• Instruction: Return precisely the span of lines from the top of the material below to the line containing "import plotly.graph_objects as go", both included. Pictures are excluded.

• Data shown:
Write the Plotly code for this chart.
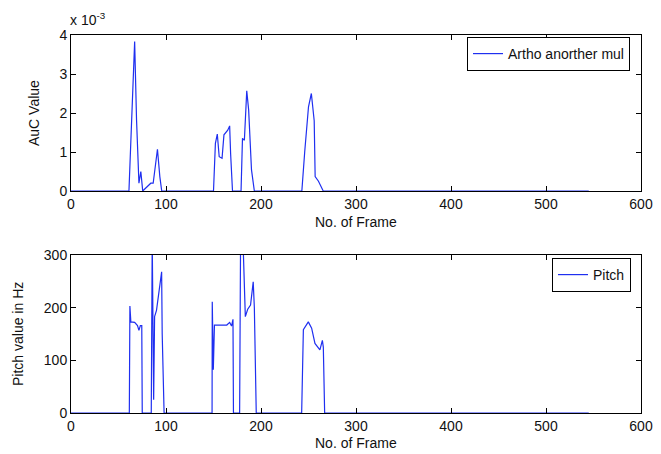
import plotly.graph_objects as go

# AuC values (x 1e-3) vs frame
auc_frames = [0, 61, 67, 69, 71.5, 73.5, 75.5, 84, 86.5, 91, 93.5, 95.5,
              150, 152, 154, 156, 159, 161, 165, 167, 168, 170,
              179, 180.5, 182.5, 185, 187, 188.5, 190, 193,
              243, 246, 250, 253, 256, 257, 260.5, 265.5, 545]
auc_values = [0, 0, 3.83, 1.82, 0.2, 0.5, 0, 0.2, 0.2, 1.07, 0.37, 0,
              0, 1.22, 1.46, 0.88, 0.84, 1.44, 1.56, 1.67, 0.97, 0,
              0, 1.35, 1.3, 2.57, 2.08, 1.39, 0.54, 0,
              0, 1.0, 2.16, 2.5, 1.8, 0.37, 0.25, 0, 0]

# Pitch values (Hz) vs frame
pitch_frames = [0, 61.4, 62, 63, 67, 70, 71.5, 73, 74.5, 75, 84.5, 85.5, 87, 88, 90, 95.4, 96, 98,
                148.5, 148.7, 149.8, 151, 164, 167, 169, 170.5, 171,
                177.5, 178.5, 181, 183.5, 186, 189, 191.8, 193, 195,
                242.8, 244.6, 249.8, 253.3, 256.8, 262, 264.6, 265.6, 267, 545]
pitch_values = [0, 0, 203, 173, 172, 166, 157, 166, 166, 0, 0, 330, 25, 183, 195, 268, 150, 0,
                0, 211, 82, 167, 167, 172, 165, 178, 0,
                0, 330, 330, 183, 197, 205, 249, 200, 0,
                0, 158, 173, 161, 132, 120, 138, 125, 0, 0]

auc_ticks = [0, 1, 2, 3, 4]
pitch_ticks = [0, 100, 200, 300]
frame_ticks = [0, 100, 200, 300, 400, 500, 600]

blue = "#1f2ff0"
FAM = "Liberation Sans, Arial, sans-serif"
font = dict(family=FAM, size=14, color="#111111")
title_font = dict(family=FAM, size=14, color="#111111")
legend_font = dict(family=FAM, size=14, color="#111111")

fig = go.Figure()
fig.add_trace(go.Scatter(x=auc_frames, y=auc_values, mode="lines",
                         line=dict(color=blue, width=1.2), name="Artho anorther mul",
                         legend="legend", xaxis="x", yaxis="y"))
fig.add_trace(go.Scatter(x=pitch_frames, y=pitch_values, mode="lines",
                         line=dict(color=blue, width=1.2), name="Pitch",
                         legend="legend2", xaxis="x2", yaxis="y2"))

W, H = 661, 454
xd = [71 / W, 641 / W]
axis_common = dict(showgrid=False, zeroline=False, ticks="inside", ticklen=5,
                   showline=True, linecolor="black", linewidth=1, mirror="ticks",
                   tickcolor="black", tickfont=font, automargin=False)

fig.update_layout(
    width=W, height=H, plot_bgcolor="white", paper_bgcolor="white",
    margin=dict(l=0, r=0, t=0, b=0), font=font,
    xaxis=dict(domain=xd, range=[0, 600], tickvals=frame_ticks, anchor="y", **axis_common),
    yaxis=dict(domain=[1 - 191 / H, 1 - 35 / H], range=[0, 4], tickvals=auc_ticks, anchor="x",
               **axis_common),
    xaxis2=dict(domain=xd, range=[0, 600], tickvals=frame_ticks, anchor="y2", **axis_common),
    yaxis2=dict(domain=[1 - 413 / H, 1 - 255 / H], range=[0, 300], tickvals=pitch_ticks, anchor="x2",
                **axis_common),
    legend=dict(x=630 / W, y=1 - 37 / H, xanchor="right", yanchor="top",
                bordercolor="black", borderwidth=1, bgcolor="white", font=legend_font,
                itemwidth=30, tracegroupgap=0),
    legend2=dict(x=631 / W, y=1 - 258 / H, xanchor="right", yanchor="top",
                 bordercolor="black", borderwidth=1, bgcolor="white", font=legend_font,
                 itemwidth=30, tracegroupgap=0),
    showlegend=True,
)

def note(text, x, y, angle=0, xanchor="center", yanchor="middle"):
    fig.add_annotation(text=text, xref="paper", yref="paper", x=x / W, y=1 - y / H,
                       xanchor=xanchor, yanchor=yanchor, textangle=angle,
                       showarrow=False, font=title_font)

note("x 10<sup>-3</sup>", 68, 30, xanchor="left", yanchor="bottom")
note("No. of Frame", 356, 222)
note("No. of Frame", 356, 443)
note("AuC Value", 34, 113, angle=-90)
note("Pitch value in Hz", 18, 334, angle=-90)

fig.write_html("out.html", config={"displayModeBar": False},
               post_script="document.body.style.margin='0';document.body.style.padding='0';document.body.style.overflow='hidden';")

• Solution for this problem:
Write the Plotly code for this chart.
import plotly.graph_objects as go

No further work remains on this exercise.